Is Alcatel-Lucent Going to Announce the Right SDN?

Alcatel-Lucent is scheduled to announce it’s “data center SDN” vision next Tuesday (April 2nd) and the announcement may well be one of the most important in the company’s history from the perspective of addressing a compelling need.  Whether it will be important in the sense of moving the SDN ball forward, even in the specific confines of Alcatel-Lucent, is what I’m going to have to be watching for.

The lowest hurdle Alcatel-Lucent has to clear is the validation of their Nuage acquisition.  The announcement is a Nuage story according to their advance material, but all that Alcatel-Lucent really has to do to make its decision look strong is to demonstrate a useful mission for SDN.  That’s not all that hard to do, right?

In the data center it is.  If you look at the data-center SDN stuff, it’s tended to focus on creating segmented or overlay networks.  I’m not disputing for a moment that you need some mechanism to segment public cloud data centers to support a large number of users who have to be completely isolated from each other—read VLANs of some sort.  That’s what Nicira has been focusing on, after all, and there are other developments (the IETF’s NVO3 for example) as well.  But the network of the future isn’t made up entirely of public cloud data centers that need multi-tenant isolation, and even if it were I’d argue that the Nicira overlay approach might well suit that very specific mission.  As I’ve said all along, you can’t co-opt software defined networking for software-defined connectivity, which is all this stuff does.  Alcatel-Lucent has to be wary they don’t fall into that trap.

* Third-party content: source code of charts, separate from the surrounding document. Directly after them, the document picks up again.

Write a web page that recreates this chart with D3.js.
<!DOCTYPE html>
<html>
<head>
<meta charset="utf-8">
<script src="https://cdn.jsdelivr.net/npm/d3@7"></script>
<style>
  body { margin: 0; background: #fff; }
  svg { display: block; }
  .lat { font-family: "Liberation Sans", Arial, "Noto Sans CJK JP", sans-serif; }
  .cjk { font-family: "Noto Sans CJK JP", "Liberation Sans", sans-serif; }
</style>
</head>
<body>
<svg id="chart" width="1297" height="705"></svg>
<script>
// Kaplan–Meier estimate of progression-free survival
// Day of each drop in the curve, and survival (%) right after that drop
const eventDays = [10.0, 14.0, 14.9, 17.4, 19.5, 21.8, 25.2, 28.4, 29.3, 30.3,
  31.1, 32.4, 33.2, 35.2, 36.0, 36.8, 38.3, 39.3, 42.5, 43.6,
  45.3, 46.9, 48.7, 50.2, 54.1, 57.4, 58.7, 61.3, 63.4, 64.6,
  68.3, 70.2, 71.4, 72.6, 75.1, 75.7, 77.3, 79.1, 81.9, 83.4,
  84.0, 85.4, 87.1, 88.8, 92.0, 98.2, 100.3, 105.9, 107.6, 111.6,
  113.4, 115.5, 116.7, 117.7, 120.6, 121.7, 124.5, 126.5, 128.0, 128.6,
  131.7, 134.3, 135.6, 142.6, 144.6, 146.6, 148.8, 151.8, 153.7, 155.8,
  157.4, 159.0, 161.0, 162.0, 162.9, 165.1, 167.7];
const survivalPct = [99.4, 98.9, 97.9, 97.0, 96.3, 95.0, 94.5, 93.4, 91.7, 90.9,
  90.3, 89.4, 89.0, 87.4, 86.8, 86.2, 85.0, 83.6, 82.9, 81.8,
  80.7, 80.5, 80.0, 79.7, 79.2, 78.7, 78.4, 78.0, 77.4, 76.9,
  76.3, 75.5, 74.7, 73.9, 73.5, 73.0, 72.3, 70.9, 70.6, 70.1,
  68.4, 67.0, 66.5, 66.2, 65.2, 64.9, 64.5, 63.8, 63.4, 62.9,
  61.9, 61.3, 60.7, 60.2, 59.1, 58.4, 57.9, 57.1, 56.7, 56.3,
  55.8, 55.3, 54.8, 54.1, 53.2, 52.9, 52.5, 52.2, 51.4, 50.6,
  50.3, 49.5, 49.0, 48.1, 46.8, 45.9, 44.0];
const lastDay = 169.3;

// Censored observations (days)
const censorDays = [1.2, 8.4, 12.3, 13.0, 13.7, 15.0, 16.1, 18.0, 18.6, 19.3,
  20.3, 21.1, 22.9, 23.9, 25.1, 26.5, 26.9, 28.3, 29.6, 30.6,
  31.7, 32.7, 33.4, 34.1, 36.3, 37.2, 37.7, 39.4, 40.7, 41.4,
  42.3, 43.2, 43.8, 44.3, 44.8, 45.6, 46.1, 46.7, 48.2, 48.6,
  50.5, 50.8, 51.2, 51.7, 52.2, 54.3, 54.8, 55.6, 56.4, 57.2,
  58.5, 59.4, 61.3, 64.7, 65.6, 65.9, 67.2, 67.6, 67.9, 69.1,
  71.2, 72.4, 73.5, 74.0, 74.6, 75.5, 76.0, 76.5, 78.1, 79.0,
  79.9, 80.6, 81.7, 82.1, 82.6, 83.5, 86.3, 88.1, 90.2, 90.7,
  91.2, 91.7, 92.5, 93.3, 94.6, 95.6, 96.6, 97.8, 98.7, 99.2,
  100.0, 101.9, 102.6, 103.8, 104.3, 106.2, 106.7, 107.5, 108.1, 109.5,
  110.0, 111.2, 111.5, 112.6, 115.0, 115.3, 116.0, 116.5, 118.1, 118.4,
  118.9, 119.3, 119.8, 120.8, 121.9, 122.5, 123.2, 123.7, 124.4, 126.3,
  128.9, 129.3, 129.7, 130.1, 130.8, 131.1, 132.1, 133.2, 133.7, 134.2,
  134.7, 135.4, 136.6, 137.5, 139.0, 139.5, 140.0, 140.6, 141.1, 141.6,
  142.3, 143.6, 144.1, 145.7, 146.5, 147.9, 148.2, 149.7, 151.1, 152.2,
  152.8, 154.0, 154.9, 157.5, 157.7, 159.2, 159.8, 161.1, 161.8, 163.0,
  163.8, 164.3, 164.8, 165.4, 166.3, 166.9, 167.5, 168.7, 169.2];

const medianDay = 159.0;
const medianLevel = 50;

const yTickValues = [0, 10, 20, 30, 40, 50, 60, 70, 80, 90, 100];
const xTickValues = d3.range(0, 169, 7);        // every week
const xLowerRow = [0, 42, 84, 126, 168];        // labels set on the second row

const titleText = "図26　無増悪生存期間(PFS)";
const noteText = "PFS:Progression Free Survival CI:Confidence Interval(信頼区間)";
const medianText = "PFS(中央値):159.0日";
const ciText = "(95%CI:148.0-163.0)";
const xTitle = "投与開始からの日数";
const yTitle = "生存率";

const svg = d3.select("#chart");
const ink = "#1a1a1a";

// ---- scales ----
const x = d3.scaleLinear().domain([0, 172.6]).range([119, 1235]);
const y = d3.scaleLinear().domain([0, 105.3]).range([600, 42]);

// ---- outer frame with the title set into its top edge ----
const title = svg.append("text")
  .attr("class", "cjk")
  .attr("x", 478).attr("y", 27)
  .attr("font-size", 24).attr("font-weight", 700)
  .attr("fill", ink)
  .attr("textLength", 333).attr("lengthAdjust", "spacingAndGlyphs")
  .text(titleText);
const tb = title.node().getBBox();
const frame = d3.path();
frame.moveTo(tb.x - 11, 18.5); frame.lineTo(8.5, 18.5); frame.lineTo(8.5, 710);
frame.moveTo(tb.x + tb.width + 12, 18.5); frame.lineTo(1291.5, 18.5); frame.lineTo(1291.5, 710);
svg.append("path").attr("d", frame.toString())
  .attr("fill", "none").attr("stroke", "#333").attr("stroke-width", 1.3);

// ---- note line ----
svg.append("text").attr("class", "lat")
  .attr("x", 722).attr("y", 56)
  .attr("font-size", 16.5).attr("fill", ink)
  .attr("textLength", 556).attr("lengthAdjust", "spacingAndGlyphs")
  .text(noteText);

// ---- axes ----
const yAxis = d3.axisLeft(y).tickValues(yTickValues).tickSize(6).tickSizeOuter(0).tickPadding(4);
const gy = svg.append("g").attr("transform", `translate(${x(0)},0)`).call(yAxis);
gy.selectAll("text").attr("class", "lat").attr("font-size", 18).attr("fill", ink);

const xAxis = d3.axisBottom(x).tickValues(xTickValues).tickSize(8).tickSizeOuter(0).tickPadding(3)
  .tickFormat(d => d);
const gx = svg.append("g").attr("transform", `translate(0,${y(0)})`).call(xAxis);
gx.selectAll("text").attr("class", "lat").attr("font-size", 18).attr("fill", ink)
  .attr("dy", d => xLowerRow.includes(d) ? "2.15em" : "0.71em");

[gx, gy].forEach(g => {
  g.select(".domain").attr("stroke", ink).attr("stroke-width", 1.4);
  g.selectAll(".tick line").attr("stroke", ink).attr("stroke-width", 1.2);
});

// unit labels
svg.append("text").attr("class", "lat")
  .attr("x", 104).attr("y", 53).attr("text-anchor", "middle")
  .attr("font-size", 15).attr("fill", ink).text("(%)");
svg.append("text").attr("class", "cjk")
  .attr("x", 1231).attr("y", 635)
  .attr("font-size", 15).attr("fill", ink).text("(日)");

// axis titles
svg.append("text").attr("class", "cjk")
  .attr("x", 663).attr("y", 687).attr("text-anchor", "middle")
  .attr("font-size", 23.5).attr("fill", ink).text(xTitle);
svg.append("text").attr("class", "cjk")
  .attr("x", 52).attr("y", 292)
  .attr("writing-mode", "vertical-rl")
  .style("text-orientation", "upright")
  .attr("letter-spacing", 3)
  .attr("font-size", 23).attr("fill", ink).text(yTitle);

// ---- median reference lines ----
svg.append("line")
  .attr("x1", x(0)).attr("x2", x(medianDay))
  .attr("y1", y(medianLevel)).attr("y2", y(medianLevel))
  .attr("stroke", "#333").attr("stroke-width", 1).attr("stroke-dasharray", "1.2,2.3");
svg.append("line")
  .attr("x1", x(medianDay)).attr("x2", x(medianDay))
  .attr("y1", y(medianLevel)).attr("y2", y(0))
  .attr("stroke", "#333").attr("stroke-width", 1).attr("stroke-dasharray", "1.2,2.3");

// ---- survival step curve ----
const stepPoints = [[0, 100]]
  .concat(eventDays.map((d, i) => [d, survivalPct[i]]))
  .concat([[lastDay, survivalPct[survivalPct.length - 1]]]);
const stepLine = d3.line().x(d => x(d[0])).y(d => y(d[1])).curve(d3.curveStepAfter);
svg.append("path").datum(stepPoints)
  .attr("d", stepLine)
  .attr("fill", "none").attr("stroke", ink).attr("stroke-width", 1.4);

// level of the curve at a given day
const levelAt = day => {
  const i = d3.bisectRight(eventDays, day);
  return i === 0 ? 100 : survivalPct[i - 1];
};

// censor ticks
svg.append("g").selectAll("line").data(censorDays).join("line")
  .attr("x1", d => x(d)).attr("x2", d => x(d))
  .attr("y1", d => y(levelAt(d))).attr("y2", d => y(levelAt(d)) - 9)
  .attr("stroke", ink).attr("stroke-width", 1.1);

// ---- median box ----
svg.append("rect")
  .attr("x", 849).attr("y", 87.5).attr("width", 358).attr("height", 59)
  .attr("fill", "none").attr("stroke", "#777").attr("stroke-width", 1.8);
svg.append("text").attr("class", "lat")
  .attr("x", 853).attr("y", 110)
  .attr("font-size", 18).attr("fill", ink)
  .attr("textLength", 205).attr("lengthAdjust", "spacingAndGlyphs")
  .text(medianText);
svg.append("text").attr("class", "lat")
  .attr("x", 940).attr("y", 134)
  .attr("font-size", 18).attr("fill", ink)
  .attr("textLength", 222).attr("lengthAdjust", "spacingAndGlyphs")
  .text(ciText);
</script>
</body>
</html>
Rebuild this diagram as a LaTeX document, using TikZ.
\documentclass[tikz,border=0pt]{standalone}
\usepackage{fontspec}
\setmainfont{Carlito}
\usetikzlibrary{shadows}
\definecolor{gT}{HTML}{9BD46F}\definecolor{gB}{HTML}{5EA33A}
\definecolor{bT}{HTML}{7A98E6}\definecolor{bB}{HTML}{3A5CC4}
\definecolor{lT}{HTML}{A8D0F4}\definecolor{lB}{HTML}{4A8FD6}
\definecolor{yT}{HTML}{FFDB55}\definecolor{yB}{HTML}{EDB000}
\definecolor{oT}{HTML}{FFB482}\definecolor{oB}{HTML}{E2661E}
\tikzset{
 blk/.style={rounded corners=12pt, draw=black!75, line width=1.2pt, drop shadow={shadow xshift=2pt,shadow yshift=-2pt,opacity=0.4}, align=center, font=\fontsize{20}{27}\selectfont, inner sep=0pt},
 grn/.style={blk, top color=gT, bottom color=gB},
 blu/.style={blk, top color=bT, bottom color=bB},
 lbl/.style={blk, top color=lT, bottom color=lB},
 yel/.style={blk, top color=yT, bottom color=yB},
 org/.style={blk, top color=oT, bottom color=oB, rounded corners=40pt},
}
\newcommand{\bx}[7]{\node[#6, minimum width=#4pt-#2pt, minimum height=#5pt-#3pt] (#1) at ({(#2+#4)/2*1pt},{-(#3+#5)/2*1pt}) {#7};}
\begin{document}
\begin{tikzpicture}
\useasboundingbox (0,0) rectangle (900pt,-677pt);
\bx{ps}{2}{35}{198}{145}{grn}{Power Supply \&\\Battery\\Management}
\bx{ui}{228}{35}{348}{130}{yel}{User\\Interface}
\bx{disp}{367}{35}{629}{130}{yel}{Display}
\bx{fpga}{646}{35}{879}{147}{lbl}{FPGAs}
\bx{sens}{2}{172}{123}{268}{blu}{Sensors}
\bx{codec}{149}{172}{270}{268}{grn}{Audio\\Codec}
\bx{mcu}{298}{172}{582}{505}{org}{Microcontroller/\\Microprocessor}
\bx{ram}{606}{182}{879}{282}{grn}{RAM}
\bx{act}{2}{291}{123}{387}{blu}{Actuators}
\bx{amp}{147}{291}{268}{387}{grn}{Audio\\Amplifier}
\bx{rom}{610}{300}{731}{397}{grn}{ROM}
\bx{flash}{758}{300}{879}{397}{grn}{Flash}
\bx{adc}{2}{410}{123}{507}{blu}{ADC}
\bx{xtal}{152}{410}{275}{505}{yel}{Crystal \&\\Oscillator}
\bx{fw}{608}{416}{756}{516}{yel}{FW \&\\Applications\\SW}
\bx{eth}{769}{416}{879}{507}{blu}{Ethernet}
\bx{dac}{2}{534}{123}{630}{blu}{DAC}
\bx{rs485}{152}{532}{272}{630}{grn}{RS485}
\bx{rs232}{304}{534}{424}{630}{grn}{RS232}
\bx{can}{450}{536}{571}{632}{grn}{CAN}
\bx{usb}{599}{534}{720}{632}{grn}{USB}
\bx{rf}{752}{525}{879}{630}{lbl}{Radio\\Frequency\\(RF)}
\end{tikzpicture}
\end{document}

The second point is that once you cast the multi-tenancy mission aside and look at general data-center needs, you’re struck with the question of just what SDN does.  Yes, it’s a great approach to building better multi-switch large-data-center LANs.  The question is how many of them you are going to need, and also how SDN-linked switches would differ from fabric solutions.  My view is that if you’re looking at cloud data centers in a general sense, meaning public cloud and private/enterprise, then you need to rethink the whole architecture and ask what an optimum connectivity solution would be given the evolving mission, which includes private and hybrid cloud but which is really dominated by more dynamic application-to-worker and component-to-component relationships. Remember point-of-activity empowerment?

The next point is the network operator.  I remain convinced that the most fertile field for any new data center architecture is the place where the most green field data centers are going to spring up.  That’s the network operator in general, and the metro in particular.  In the next five years operators could deploy more new data centers than enterprises have in total.  What are their requirements?  At a per-data-center level we can muse about that one for ages, but there’s one reality about these new data centers that is not only unequivocal, it’s fundamental even to the “public cloud” stuff we started with here.  These data centers are highly interconnected.  CDN is an operator-cloud application, for example, and you can see immediately how interconnected it has to be.

That’s what I’m worried about with regard to Alcatel-Lucent’s announcement.  It’s fine to make a data center announcement for SDN, but I’m not of the view that data center by itself will present a compelling story for network operators, and I’m darn sure convinced that if you can’t win with network operators and SDN in the next three years, you may as well pack it in.  Enterprise value for “real” SDN strategies can’t build up that fast.  A market driven by SDN centralization needs, by NFV, and by the top monetization goals of operators, is going to outrun the enterprise in the early years, and this market is doing to be looking not at data center but at metro cloud.  It’s very possible to argue at this point that the interconnect of the data centers is as important for the metro cloud mission as the data center networks are, and if that’s true then you can argue that metro SDN is as important as data center SDN.  And I think there’s a heck of a lot more money in metro SDN.

We are already seeing the router guys positioning themselves for the validation of IP in the metro.  Cisco and Juniper have both been taking steps in a product sense and in the promotion of changes in the IETF, steps designed to validate the idea that the changes in the cloud mission, the metro mission, will demand the displacement of basic Ethernet with IP routing.  Why?  Because they have to, because these guys know that what I’ve been saying here all along is true.  All of the money in the network of the future will be made in the metro, so most of the infrastructure that deploys will go there.  If you want to sell routers, sell metro routers.  That’s what the router guys are saying.  So if you want to sell SDN, you’d better be selling metro SDN too.